А Неймо расслабился, почувствовав, наконец, себя дома.

Да, Тирроган с его пронизывающим ветром, серым небом и осенними дождями снова становился родным. Неймо вспомнил и заново полюбил его сочные зеленые леса, и скалы, покрытые мхами, и полноводные реки с озерами, и величественные фьорды… И лица соотечественников переставали казаться ему кукольными.

Они часто разговаривали с Дитте, и даже снова начали заниматься любовью, альфа проводил с ним чуть ли не каждую вторую ночь. Неймо все равно постоянно мерз, а мир казался ему поблекшим, но родичи возвращали в его звучание тихую ноту радости. Тихую, он не надеялся, что она зазвучит как раньше, торжественно и ярко, да и не верилось уже, что так бывает.
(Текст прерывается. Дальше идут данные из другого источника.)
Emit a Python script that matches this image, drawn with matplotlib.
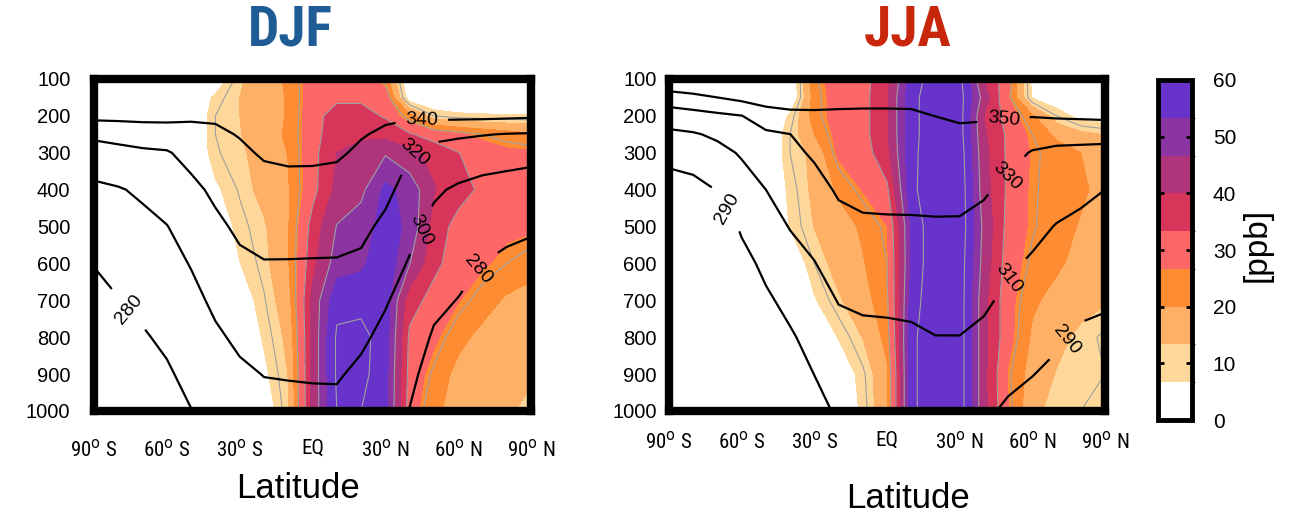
import numpy as np
import matplotlib
matplotlib.use('Agg')
import matplotlib.pyplot as plt
from matplotlib.colors import ListedColormap, BoundaryNorm
from matplotlib.cm import ScalarMappable

plt.rcParams['font.family'] = ['Liberation Sans', 'DejaVu Sans']
NARROW = ['Liberation Sans Narrow', 'Roboto Condensed', 'DejaVu Sans']

# grid: latitude (deg) and pressure (hPa)
LAT = [-90, -80, -70, -60, -50, -40, -30, -20, -10, 0, 10, 20, 30, 40, 50, 60, 70, 80, 90]
PLEV = [100, 150, 200, 250, 300, 400, 500, 600, 700, 800, 900, 1000]

# ozone [ppb], one row per pressure level (100 -> 1000 hPa), 90S -> 90N
DJF_O3 = [
    [0, 0, 0, 0, 0, 1, 12.5, 17, 21, 30, 31, 31, 23, 0, 0, 0, 0, 0, 0],
    [0, 0, 0, 0, 0, 8, 13.3, 17, 20.5, 30, 32, 32, 30, 2, 0, 0, 0, 0, 0],
    [0, 0, 0, 0, 0, 10, 13.3, 17, 20.5, 31, 36, 36, 32.5, 22, 10, 8, 7.5, 7.2, 7],
    [0, 0, 0, 0, 0, 10, 13, 17, 21, 31, 37, 38, 38, 34, 30, 27.5, 25, 23, 21],
    [0, 0, 0, 0, 0, 9.5, 12, 16.5, 20.2, 31, 40, 44, 46, 41.5, 38, 33.5, 30, 28, 27.5],
    [0, 0, 0, 0, 0, 5.5, 10.5, 15.5, 19.5, 31, 42, 45, 55, 51, 40.5, 36, 32, 30, 29],
    [0, 0, 0, 0, 0, 2, 8.5, 12.5, 19.5, 36, 47, 50, 56, 52, 37, 31, 29, 28, 27.5],
    [0, 0, 0, 0, 0, 0.5, 6.5, 11.5, 19.5, 38, 50, 52, 58, 47, 35, 30, 27.5, 25, 23],
    [0, 0, 0, 0, 0, 0, 2.5, 9.5, 17.5, 42, 58, 58, 57, 36, 31, 27, 23, 19, 17],
    [0, 0, 0, 0, 0, 0, 0, 7.5, 15, 42, 61, 62, 57, 32, 28, 22, 18, 16, 15],
    [0, 0, 0, 0, 0, 0, 0, 5, 13.5, 42, 61, 62, 56, 31, 24, 18, 16, 15, 14],
    [0, 0, 0, 0, 0, 0, 0, 2, 12.5, 42, 60, 60, 56, 30, 21, 18, 16, 14, 12],
]

JJA_O3 = [
    [0, 0, 0, 0, 0, 0, 24, 30, 31, 38, 56, 64, 62, 40, 29, 5, 2, 1, 0],
    [0, 0, 0, 0, 0, 0, 23, 30, 31, 39, 58, 64, 63, 44, 27, 6, 2, 1, 0.5],
    [0, 0, 0, 0, 0, 7.5, 23, 30, 31, 39, 58, 64, 63, 40, 30.5, 21, 10, 4, 3],
    [0, 0, 0, 0, 0, 10, 20, 29, 31, 39, 58, 64, 63, 41, 32, 25, 18.5, 15, 13],
    [0, 0, 0, 0, 0, 10, 15, 28, 30, 38, 58, 65, 64, 42, 32, 26, 23, 20, 18],
    [0, 0, 0, 0, 0, 8, 15, 21, 27, 32, 58, 66, 65, 43, 32, 25.5, 23.5, 21, 18],
    [0, 0, 0, 0, 0, 7, 13.5, 17, 21, 26.5, 54, 66, 65, 45, 31, 25.5, 22.5, 19.5, 18],
    [0, 0, 0, 0, 0, 1, 10, 16, 19.5, 25, 54, 66, 64, 44, 30, 24, 21, 18, 16],
    [0, 0, 0, 0, 0, 0, 6, 12.5, 17.5, 24, 56, 66, 64, 42, 29, 21, 18, 15.5, 14],
    [0, 0, 0, 0, 0, 0, 0, 7, 13.5, 22, 58, 66, 64, 42, 29, 19, 15, 12, 9],
    [0, 0, 0, 0, 0, 0, 0, 1.5, 9, 19, 58, 66, 64, 42, 26, 17, 13, 11, 10],
    [0, 0, 0, 0, 0, 0, 0, 0, 8, 19, 58, 66, 64, 42, 27, 15, 11, 10, 9],
]

# potential temperature [K], one column per latitude (100 -> 1000 hPa)
DJF_THETA = [
    [386.7, 365.8, 345.0, 324.2, 311.4, 296.3, 288.6, 280.8, 273.0, 265.2, 257.4, 249.7],
    [382.2, 363.7, 345.2, 326.7, 314.3, 298.7, 292.3, 285.8, 279.4, 272.9, 266.5, 260.0],
    [378.4, 362.0, 345.6, 329.2, 316.9, 302.8, 295.4, 289.7, 284.0, 278.3, 272.6, 266.9],
    [376.3, 360.9, 345.5, 330.2, 318.4, 308.7, 299.5, 294.1, 288.6, 283.2, 277.8, 272.4],
    [359.2, 350.9, 342.6, 334.4, 326.1, 315.4, 308.1, 300.9, 295.4, 290.1, 284.9, 279.6],
    [351.2, 346.6, 342.0, 337.4, 332.8, 323.7, 316.1, 309.7, 303.2, 297.5, 292.5, 287.5],
    [351.3, 347.8, 344.3, 340.8, 337.3, 330.3, 323.4, 316.5, 309.8, 303.0, 297.3, 292.3],
    [356.7, 352.9, 349.2, 345.4, 341.7, 334.1, 326.6, 319.2, 313.0, 306.8, 300.4, 295.4],
    [359.1, 355.1, 351.0, 347.0, 343.0, 334.9, 326.9, 319.1, 313.0, 307.0, 300.9, 295.8],
    [359.2, 355.2, 351.1, 347.0, 342.9, 334.8, 326.7, 318.9, 313.1, 307.2, 301.3, 296.1],
    [357.7, 353.8, 349.8, 345.9, 342.0, 334.1, 326.2, 318.8, 313.0, 307.2, 301.4, 296.3],
    [351.2, 347.8, 344.4, 341.0, 337.6, 330.8, 324.1, 317.1, 309.8, 302.5, 297.1, 292.6],
    [351.1, 346.7, 342.2, 337.8, 333.3, 324.4, 316.3, 308.8, 301.3, 296.3, 291.8, 287.3],
    [363.6, 353.0, 342.3, 331.7, 321.1, 312.8, 305.2, 298.5, 293.8, 289.0, 284.3, 279.5],
    [385.3, 364.9, 344.5, 324.1, 315.0, 302.5, 295.4, 289.6, 283.9, 278.1, 272.3, 266.6],
    [387.8, 366.1, 344.4, 322.6, 311.5, 297.6, 291.5, 285.5, 279.5, 273.4, 267.4, 261.3],
    [390.7, 367.4, 344.2, 320.9, 308.0, 294.9, 287.4, 279.9, 272.4, 264.9, 257.4, 249.9],
    [393.5, 368.5, 343.5, 319.2, 306.4, 293.5, 284.8, 276.1, 267.4, 258.7, 250.0, 241.3],
    [393.9, 368.2, 342.6, 318.4, 304.9, 292.2, 282.7, 273.1, 263.6, 254.1, 244.5, 235.0],
]

JJA_THETA = [
    [367.4, 341.1, 319.8, 306.1, 297.4, 279.8, 273.8, 267.8, 261.8, 255.8, 249.8, 243.8],
    [371.0, 344.7, 322.9, 308.3, 300.0, 283.3, 277.3, 271.3, 265.3, 259.3, 253.3, 247.3],
    [378.6, 350.0, 326.1, 313.1, 304.7, 290.7, 276.7, 270.7, 264.7, 258.7, 252.7, 246.7],
    [381.6, 355.3, 329.6, 320.7, 311.8, 301.8, 292.7, 283.6, 277.6, 271.6, 265.6, 259.6],
    [380.6, 360.2, 339.8, 327.0, 321.4, 310.0, 302.3, 294.6, 286.9, 280.9, 274.9, 268.9],
    [375.6, 360.2, 344.8, 329.8, 326.0, 318.4, 310.8, 303.1, 295.4, 287.7, 281.7, 275.7],
    [362.9, 355.2, 347.6, 340.0, 332.3, 323.8, 316.5, 309.4, 303.0, 296.6, 290.2, 283.8],
    [356.7, 352.6, 348.5, 344.4, 340.3, 332.1, 324.7, 317.7, 310.7, 304.6, 298.6, 292.6],
    [355.7, 352.1, 348.6, 345.1, 341.5, 334.5, 327.3, 320.0, 312.6, 306.2, 300.2, 294.2],
    [355.6, 352.1, 348.6, 345.1, 341.7, 334.7, 327.7, 320.4, 313.1, 306.5, 300.5, 294.5],
    [355.7, 352.2, 348.7, 345.3, 341.8, 334.8, 327.8, 320.8, 313.8, 307.3, 301.3, 295.3],
    [357.6, 353.9, 350.1, 346.4, 342.7, 335.2, 328.1, 322.0, 315.8, 309.7, 303.7, 297.7],
    [359.8, 355.7, 351.6, 347.6, 343.5, 335.4, 327.9, 322.0, 315.9, 309.7, 303.7, 297.7],
    [361.2, 356.3, 351.5, 346.6, 341.7, 331.9, 325.1, 318.9, 312.8, 306.3, 299.5, 292.7],
    [366.4, 358.8, 351.2, 343.6, 336.1, 326.0, 319.3, 312.7, 306.3, 300.0, 293.8, 287.5],
    [376.1, 363.4, 350.8, 338.1, 328.7, 321.7, 314.6, 307.9, 302.1, 296.2, 290.4, 284.4],
    [386.9, 369.7, 352.4, 335.2, 326.8, 317.7, 309.2, 303.5, 297.9, 292.3, 286.6, 281.0],
    [388.9, 371.1, 353.2, 335.4, 325.9, 314.1, 306.0, 299.9, 293.7, 287.5, 281.3, 275.2],
    [391.1, 372.6, 354.1, 335.6, 324.8, 310.0, 304.0, 298.0, 292.0, 286.0, 280.0, 274.0],
]

DJF_THETA_LEVELS = [280, 300, 320, 340]
JJA_THETA_LEVELS = [290, 310, 330, 350]

# where the isentrope labels go (lat, hPa)
DJF_LABEL_AT = [(-75, 720), (69, 620), (43, 505), (41, 285), (45, 203)]
JJA_LABEL_AT = [(-66, 450), (73, 800), (51, 645), (48, 352), (48, 206)]

O3_COLORS = ['#ffffff', '#fed89b', '#fdb066', '#fd8c33', '#fe6767',
             '#d8355a', '#b03479', '#8b34a2', '#6733cb']
O3_LEVELS = np.linspace(0, 60, 10)
GRAY_LEVELS = [10, 25, 33.3, 46.7, 60]
CBAR_TICKS = [0, 10, 20, 30, 40, 50, 60]

LAT_TICKS = [-90, -60, -30, 0, 30, 60, 90]
LAT_LABELS = ['90$^{\\rm o}$ S', '60$^{\\rm o}$ S', '30$^{\\rm o}$ S', 'EQ',
              '30$^{\\rm o}$ N', '60$^{\\rm o}$ N', '90$^{\\rm o}$ N']
P_TICKS = [100, 200, 300, 400, 500, 600, 700, 800, 900, 1000]

cmap = ListedColormap(O3_COLORS)
cmap.set_over(O3_COLORS[-1])
norm = BoundaryNorm(O3_LEVELS, cmap.N)


def draw_panel(ax, o3, theta, theta_levels, label_at, ypad, xpad):
    lat = np.array(LAT)
    p = np.array(PLEV)
    o3 = np.array(o3)
    th = np.array(theta).T
    ax.contourf(lat, p, o3, levels=O3_LEVELS, cmap=cmap, norm=norm, extend='max')
    ax.contour(lat, p, o3, levels=GRAY_LEVELS, colors='#a0a0a0', linewidths=0.8)
    cs = ax.contour(lat, p, th, levels=theta_levels, colors='k', linewidths=1.6)
    ax.clabel(cs, fmt='%d', fontsize=14, inline=True, inline_spacing=10,
              manual=label_at)
    ax.set_xlim(-90, 90)
    ax.set_ylim(1000, 100)
    ax.set_xticks(LAT_TICKS)
    ax.set_xticklabels(LAT_LABELS, fontfamily=NARROW, fontstretch='condensed',
                       fontsize=15)
    ax.set_yticks(P_TICKS)
    ax.tick_params(axis='y', length=0, pad=ypad, labelsize=14.5)
    ax.tick_params(axis='x', length=0, pad=xpad)
    for s in ax.spines.values():
        s.set_linewidth(6)
    ax.set_xlabel('Latitude', fontsize=25)


fig = plt.figure(figsize=(12.89, 5.15), dpi=100)
W, H = 1289, 515
ax1 = fig.add_axes([94 / W, 104 / H, 437 / W, 332 / H])
ax2 = fig.add_axes([669 / W, 104 / H, 436 / W, 332 / H])
cax = fig.add_axes([1158 / W, 95 / H, 34 / W, 340 / H])

draw_panel(ax1, DJF_O3, DJF_THETA, DJF_THETA_LEVELS, DJF_LABEL_AT, 17, 20)
draw_panel(ax2, JJA_O3, JJA_THETA, JJA_THETA_LEVELS, JJA_LABEL_AT, 9, 14)
ax1.xaxis.set_label_coords(0.467, -0.184)
ax2.xaxis.set_label_coords(0.548, -0.214)

fig.text(290 / W, 1 - 30 / H, 'DJF', ha='center', va='center', fontsize=40,
         fontweight='bold', fontstretch='condensed', color='#1f5b95', family=NARROW)
fig.text(908 / W, 1 - 30 / H, 'JJA', ha='center', va='center', fontsize=40,
         fontweight='bold', fontstretch='condensed', color='#c9270c', family=NARROW)

cb = fig.colorbar(ScalarMappable(norm=norm, cmap=cmap), cax=cax, ticks=CBAR_TICKS)
cb.outline.set_linewidth(3.5)
cax.tick_params(direction='in', length=4, width=2, left=True, right=True,
                labelsize=15, pad=15)
fig.text(1257 / W, 1 - 245 / H, '[ppb]', rotation=90, ha='center', va='center',
         fontsize=24)

fig.savefig('out.png', dpi=100)
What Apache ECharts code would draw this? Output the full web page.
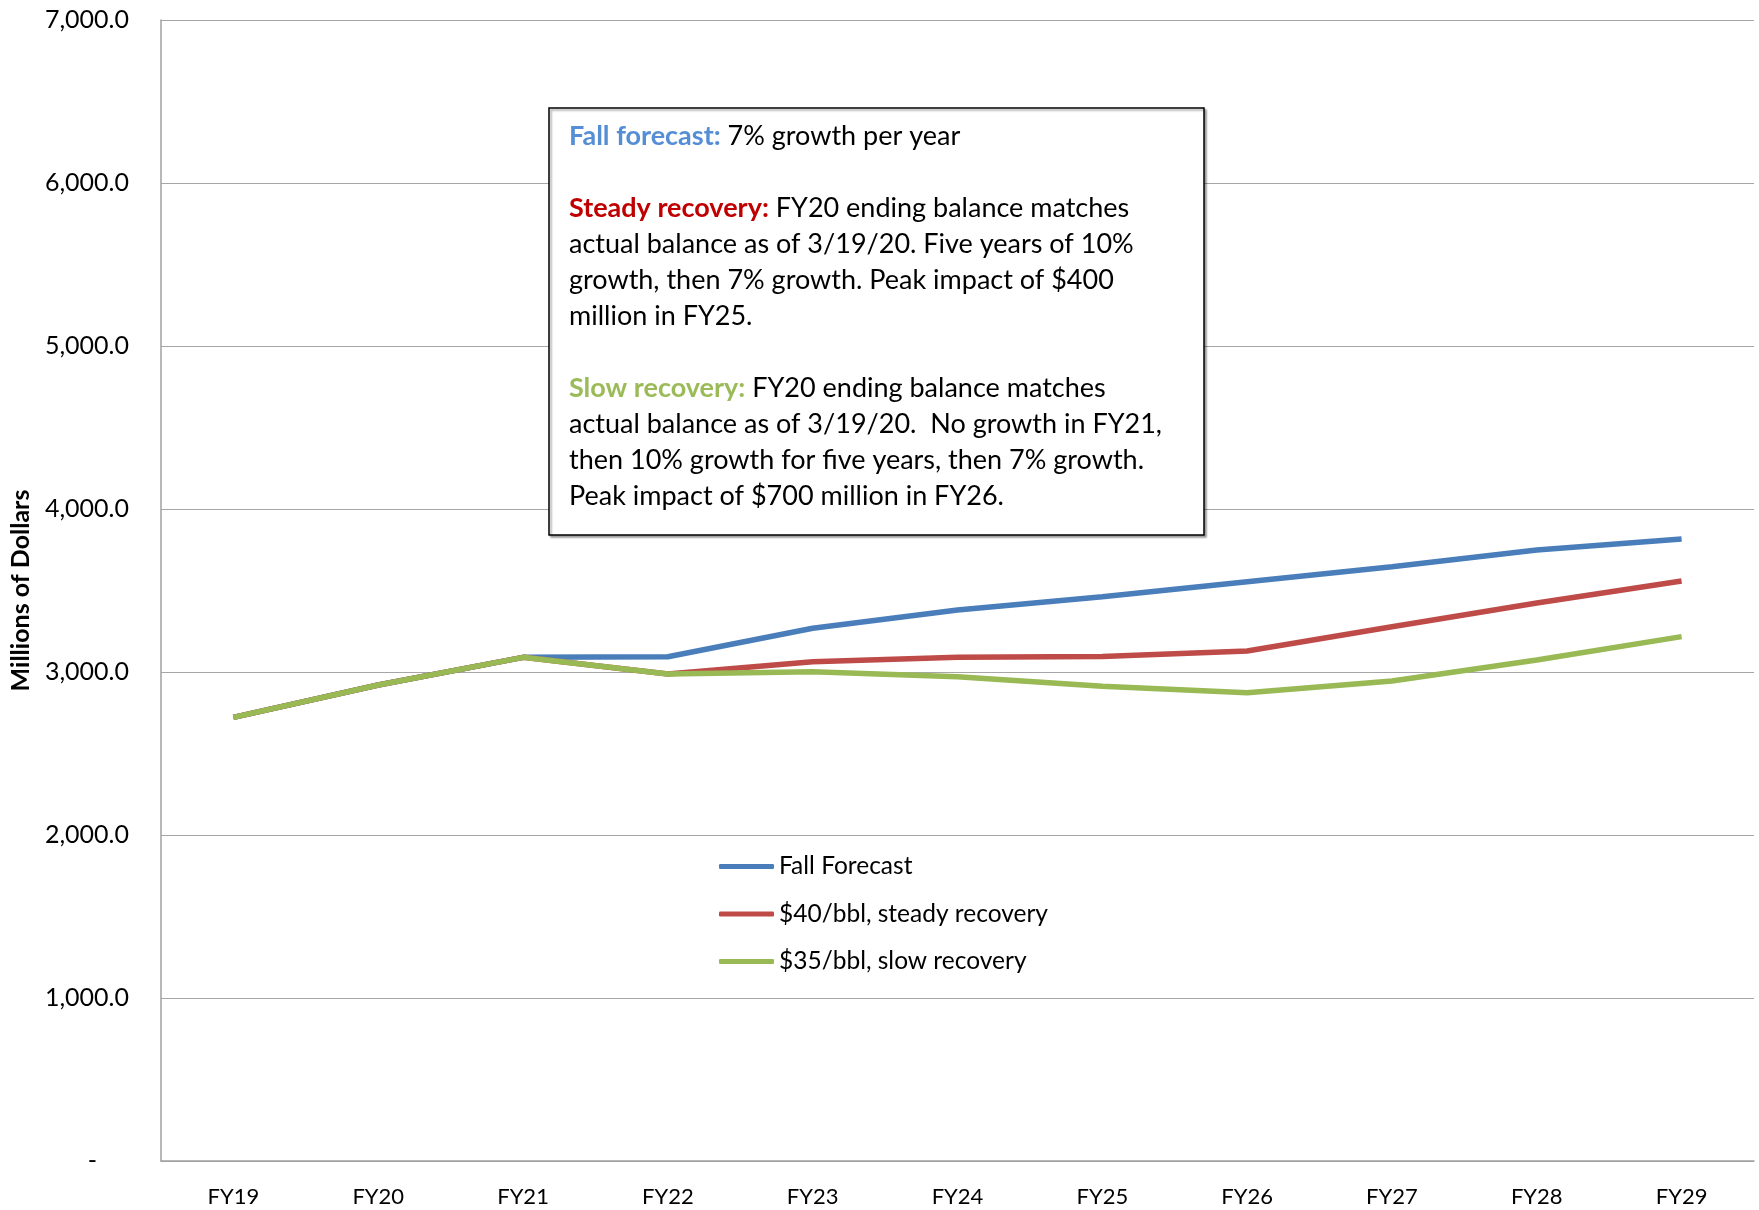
<!DOCTYPE html>
<html>
<head>
<meta charset="utf-8">
<title>Balance forecast</title>
<script src="https://cdn.jsdelivr.net/npm/echarts@6/dist/echarts.min.js"></script>
<style>
  html, body { margin: 0; padding: 0; background: #fff; }
  #chart { width: 1759px; height: 1210px; }
</style>
</head>
<body>
<div id="chart"></div>
<script>
const years = ['FY19', 'FY20', 'FY21', 'FY22', 'FY23', 'FY24', 'FY25', 'FY26', 'FY27', 'FY28', 'FY29'];
const fallForecast = [2722, 2920, 3090, 3094, 3268, 3380, 3462, 3554, 3646, 3748, 3816];
const steadyRecovery = [2722, 2920, 3090, 2988, 3063, 3090, 3095, 3129, 3278, 3423, 3558];
const slowRecovery = [2722, 2920, 3090, 2988, 3002, 2971, 2912, 2873, 2945, 3074, 3217];
const seriesNames = ['Fall Forecast', '$40/bbl, steady recovery', '$35/bbl, slow recovery'];
const yTicks = [0, 1000, 2000, 3000, 4000, 5000, 6000, 7000];

const FONT = 'Lato, "Open Sans", sans-serif';

const chart = echarts.init(document.getElementById('chart'));

const noteText = [
  '{blue|Fall forecast:} 7% growth per year',
  '',
  '{red|Steady recovery:} FY20 ending balance matches',
  'actual balance as of 3/19/20. Five years of 10%',
  'growth, then 7% growth. Peak impact of $400',
  'million in FY25.',
  '',
  '{green|Slow recovery:} FY20 ending balance matches',
  'actual balance as of 3/19/20.  No growth in FY21,',
  'then 10% growth for five years, then 7% growth.',
  'Peak impact of $700 million in FY26.'
].join('\n');

chart.setOption({
  animation: false,
  textStyle: { fontFamily: FONT },
  grid: { left: 160, right: 5, top: 20, bottom: 49 },
  legend: {
    orient: 'vertical',
    left: 714,
    top: 849,
    icon: 'roundRect',
    itemWidth: 55,
    itemHeight: 5,
    itemGap: 22.5,
    textStyle: { fontSize: 24.5, color: '#000', fontFamily: FONT },
    data: seriesNames
  },
  xAxis: {
    type: 'category',
    data: years,
    boundaryGap: true,
    axisLine: { lineStyle: { color: '#a0a0a0', width: 1.5 } },
    axisTick: { show: false },
    axisLabel: { color: '#000', fontSize: 22, margin: 25 }
  },
  yAxis: {
    type: 'value',
    min: yTicks[0],
    max: yTicks[yTicks.length - 1],
    interval: 1000,
    name: 'Millions of Dollars',
    nameLocation: 'middle',
    nameGap: 128,
    nameTextStyle: { fontSize: 25, fontWeight: 'bold', color: '#000' },
    axisLine: { show: true, lineStyle: { color: '#a0a0a0', width: 1.5 } },
    axisTick: { show: false },
    splitLine: { lineStyle: { color: '#a6a6a6', width: 1.2 } },
    axisLabel: {
      color: '#000',
      fontSize: 25,
      margin: 32,
      formatter: function (v) {
        if (v === 0) return '-     ';
        return v.toLocaleString('en-US', { minimumFractionDigits: 1, maximumFractionDigits: 1 });
      }
    }
  },
  series: [
    {
      name: seriesNames[0],
      type: 'line',
      data: fallForecast,
      symbol: 'none',
      color: '#4a7ebb',
      lineStyle: { width: 5.5, color: '#4a7ebb' }
    },
    {
      name: seriesNames[1],
      type: 'line',
      data: steadyRecovery,
      symbol: 'none',
      color: '#be4b48',
      lineStyle: { width: 5.5, color: '#be4b48' }
    },
    {
      name: seriesNames[2],
      type: 'line',
      data: slowRecovery,
      symbol: 'none',
      color: '#98b954',
      lineStyle: { width: 5.5, color: '#98b954' }
    }
  ],
  graphic: [
    {
      type: 'rect',
      z: 100,
      shape: { x: 549, y: 108, width: 655, height: 427 },
      style: {
        fill: '#fff',
        stroke: '#000',
        lineWidth: 1.5,
        shadowColor: 'rgba(0,0,0,0.35)',
        shadowOffsetX: 2,
        shadowOffsetY: 2,
        shadowBlur: 2
      }
    },
    {
      type: 'text',
      z: 101,
      x: 569,
      y: 118,
      style: {
        text: noteText,
        fill: '#000',
        font: '27px ' + FONT,
        lineHeight: 36,
        verticalAlign: 'top',
        rich: {
          blue: { fill: '#558ed5', fontSize: 27, fontFamily: FONT, fontWeight: 'bold', lineHeight: 36 },
          red: { fill: '#c00000', fontSize: 27, fontFamily: FONT, fontWeight: 'bold', lineHeight: 36 },
          green: { fill: '#9bbb59', fontSize: 27, fontFamily: FONT, fontWeight: 'bold', lineHeight: 36 }
        }
      }
    }
  ]
});
</script>
</body>
</html>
Приехала из Гжара Чинэ-ли, и ее улыбчивая красивая мордочка была отрешенно-усталой, словно несла печать далекого страдания. Неймо жадно вглядывался в нее, расспрашивая о знакомых и оставшихся пациентах. Прошлое вставало перед ним, дыша жаром и болью, а ночью у него поднялась температура, и до утра он лежал в лихорадке, мечтая то о кокосе, то о смерти, то о живом Раззуке.

Раззук в его полуснах снова и снова убегал от него и погибал. И яснее ясного Неймо понимал теперь, что не были бы они счастливы и в Тиррогане, его любимый был безнадежно болен, отравлен, так бы и мучились они здесь годами, но зато Раззук был бы жив.

Он никому не рассказал об этом приступе и на вопрос Райниха ответил лишь, что плохо спал. Тот до сих пор чувствовал себя его лечащим врачом, а потому проявлял зловредную внимательность.

Прошли еще пара месяцев, и зимой Дитте разрешил ему выйти на работу, его признали совершенно здоровым. Неймо вернулся на свое старое место, в отделение паразитологии, и там, неожиданно для себя, стал ценным специалистом.